## Exercise description
Retype only what runs from the beginning of the data through the line with "['WW200', 'WW500', 'RCV1', 'Twitter', 'Wiki', 'Orkut'];"; please omit the pictures and keep every line exact.
::::::::
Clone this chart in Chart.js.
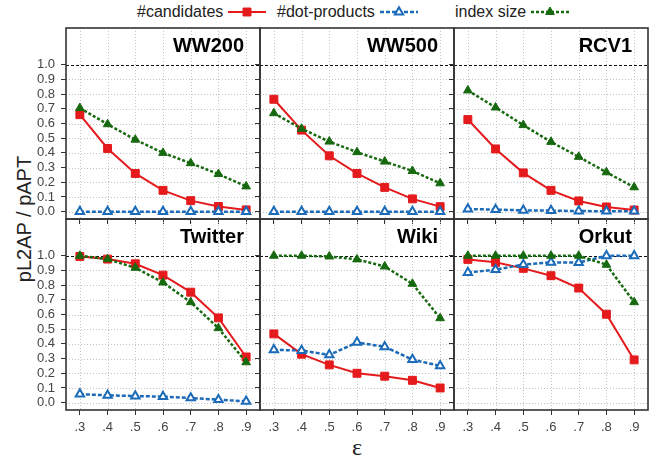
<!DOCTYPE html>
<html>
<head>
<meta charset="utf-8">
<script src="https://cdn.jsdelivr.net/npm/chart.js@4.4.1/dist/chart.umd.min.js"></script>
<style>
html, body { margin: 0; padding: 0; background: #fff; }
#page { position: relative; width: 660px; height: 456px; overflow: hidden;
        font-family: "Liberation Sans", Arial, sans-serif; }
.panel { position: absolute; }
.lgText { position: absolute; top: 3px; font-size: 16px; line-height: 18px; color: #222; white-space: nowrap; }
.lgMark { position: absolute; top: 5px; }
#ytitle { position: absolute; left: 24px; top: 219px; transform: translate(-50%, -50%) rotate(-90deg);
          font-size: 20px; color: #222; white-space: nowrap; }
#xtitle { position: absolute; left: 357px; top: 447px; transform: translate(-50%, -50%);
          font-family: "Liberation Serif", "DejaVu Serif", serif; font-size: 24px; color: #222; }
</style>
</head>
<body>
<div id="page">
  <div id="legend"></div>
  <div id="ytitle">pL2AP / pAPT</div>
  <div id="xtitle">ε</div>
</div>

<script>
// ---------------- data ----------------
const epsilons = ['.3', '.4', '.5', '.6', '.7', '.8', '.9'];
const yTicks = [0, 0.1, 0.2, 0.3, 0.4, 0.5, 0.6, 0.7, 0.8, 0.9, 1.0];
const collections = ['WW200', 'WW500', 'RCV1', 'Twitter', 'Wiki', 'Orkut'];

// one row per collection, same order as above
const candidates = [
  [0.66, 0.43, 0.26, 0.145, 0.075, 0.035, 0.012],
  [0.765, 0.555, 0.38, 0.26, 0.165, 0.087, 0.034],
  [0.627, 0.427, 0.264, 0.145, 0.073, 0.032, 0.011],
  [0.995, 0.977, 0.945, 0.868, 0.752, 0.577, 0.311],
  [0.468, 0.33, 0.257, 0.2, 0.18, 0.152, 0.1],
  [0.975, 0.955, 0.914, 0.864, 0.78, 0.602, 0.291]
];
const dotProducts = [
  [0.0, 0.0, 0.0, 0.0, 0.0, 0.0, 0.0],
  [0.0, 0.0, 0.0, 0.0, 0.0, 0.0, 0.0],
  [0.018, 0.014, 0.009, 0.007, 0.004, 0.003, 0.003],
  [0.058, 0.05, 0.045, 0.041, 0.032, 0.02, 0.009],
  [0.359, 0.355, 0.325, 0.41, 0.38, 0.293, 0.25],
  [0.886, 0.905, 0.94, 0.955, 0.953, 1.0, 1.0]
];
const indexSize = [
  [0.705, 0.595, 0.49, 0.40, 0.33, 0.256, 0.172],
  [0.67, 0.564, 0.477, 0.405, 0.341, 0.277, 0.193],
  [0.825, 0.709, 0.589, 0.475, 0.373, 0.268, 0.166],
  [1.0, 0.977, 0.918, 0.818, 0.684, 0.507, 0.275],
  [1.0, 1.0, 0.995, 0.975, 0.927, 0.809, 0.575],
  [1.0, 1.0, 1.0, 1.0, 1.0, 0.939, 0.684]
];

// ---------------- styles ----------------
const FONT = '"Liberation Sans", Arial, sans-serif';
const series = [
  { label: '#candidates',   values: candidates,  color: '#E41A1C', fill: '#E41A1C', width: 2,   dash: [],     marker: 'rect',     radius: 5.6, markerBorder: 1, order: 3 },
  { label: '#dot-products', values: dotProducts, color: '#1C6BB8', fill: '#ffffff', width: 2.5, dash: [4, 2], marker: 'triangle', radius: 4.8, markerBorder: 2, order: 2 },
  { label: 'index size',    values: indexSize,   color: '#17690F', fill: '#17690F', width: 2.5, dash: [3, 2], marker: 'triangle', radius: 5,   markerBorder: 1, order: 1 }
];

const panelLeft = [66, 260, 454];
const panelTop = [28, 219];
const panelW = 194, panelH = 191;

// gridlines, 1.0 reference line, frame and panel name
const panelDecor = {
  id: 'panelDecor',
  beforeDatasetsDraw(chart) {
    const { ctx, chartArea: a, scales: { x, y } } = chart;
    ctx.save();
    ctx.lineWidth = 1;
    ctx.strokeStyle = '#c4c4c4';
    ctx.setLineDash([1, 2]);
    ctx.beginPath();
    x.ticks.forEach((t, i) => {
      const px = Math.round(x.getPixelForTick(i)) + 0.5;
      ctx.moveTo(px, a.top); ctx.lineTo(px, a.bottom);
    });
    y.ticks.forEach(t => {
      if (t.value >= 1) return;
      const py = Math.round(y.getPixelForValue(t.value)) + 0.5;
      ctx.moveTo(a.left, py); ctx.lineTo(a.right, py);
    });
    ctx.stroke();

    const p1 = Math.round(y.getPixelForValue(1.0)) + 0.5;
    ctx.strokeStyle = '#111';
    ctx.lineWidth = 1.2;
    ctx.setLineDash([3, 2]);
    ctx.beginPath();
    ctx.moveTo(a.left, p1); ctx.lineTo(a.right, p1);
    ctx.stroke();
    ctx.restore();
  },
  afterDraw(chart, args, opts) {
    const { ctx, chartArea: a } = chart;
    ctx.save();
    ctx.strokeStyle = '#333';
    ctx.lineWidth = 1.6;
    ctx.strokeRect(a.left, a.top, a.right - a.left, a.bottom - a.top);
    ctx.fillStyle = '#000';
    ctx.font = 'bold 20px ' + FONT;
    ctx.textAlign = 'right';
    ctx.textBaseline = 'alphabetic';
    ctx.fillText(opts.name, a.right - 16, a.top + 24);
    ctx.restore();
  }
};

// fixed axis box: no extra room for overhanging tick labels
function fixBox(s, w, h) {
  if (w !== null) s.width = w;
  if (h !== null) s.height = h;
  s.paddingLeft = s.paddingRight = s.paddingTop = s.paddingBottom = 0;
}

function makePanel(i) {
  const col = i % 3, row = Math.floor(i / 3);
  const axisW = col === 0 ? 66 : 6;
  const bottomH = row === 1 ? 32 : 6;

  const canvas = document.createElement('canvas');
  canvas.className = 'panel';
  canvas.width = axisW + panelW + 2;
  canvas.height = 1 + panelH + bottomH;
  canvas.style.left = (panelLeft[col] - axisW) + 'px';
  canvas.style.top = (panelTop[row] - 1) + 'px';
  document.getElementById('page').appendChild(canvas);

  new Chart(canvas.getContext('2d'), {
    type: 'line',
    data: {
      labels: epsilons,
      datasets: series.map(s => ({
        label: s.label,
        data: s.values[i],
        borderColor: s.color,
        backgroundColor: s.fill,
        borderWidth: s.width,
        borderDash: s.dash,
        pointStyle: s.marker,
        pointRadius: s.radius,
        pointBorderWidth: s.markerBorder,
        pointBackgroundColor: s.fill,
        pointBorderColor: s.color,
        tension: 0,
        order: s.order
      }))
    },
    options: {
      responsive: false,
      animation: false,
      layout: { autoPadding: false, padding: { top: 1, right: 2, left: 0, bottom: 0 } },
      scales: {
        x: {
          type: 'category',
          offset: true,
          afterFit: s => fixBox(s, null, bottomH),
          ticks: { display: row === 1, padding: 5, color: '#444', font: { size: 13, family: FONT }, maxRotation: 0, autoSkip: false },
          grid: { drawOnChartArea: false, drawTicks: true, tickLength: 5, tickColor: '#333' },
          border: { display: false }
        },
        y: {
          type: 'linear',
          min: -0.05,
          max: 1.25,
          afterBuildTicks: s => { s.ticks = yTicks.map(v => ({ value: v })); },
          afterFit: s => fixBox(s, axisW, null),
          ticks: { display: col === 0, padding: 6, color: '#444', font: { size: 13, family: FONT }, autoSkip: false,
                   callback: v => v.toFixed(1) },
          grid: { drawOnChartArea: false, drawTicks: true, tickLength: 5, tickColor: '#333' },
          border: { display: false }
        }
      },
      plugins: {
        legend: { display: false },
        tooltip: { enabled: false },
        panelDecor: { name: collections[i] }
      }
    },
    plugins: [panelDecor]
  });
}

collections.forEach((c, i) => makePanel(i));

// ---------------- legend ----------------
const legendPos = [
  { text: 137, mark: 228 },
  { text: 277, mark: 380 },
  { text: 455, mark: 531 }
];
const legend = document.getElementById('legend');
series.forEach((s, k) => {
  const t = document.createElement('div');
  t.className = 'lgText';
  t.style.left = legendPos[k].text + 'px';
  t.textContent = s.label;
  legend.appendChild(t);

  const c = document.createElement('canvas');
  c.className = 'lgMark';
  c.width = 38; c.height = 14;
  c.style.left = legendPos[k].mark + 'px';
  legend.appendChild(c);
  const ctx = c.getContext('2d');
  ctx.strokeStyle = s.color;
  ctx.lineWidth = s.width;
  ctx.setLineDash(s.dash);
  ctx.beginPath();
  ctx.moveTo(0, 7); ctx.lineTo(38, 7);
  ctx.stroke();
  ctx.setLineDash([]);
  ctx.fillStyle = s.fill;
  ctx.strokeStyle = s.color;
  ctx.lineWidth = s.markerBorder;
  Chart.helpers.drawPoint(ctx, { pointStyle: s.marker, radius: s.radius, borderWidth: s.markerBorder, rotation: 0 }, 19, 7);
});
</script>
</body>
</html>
::::::::
## Answer in full
Clone this chart in Chart.js.
<!DOCTYPE html>
<html>
<head>
<meta charset="utf-8">
<script src="https://cdn.jsdelivr.net/npm/chart.js@4.4.1/dist/chart.umd.min.js"></script>
<style>
html, body { margin: 0; padding: 0; background: #fff; }
#page { position: relative; width: 660px; height: 456px; overflow: hidden;
        font-family: "Liberation Sans", Arial, sans-serif; }
.panel { position: absolute; }
.lgText { position: absolute; top: 3px; font-size: 16px; line-height: 18px; color: #222; white-space: nowrap; }
.lgMark { position: absolute; top: 5px; }
#ytitle { position: absolute; left: 24px; top: 219px; transform: translate(-50%, -50%) rotate(-90deg);
          font-size: 20px; color: #222; white-space: nowrap; }
#xtitle { position: absolute; left: 357px; top: 447px; transform: translate(-50%, -50%);
          font-family: "Liberation Serif", "DejaVu Serif", serif; font-size: 24px; color: #222; }
</style>
</head>
<body>
<div id="page">
  <div id="legend"></div>
  <div id="ytitle">pL2AP / pAPT</div>
  <div id="xtitle">ε</div>
</div>

<script>
// ---------------- data ----------------
const epsilons = ['.3', '.4', '.5', '.6', '.7', '.8', '.9'];
const yTicks = [0, 0.1, 0.2, 0.3, 0.4, 0.5, 0.6, 0.7, 0.8, 0.9, 1.0];
const collections = ['WW200', 'WW500', 'RCV1', 'Twitter', 'Wiki', 'Orkut'];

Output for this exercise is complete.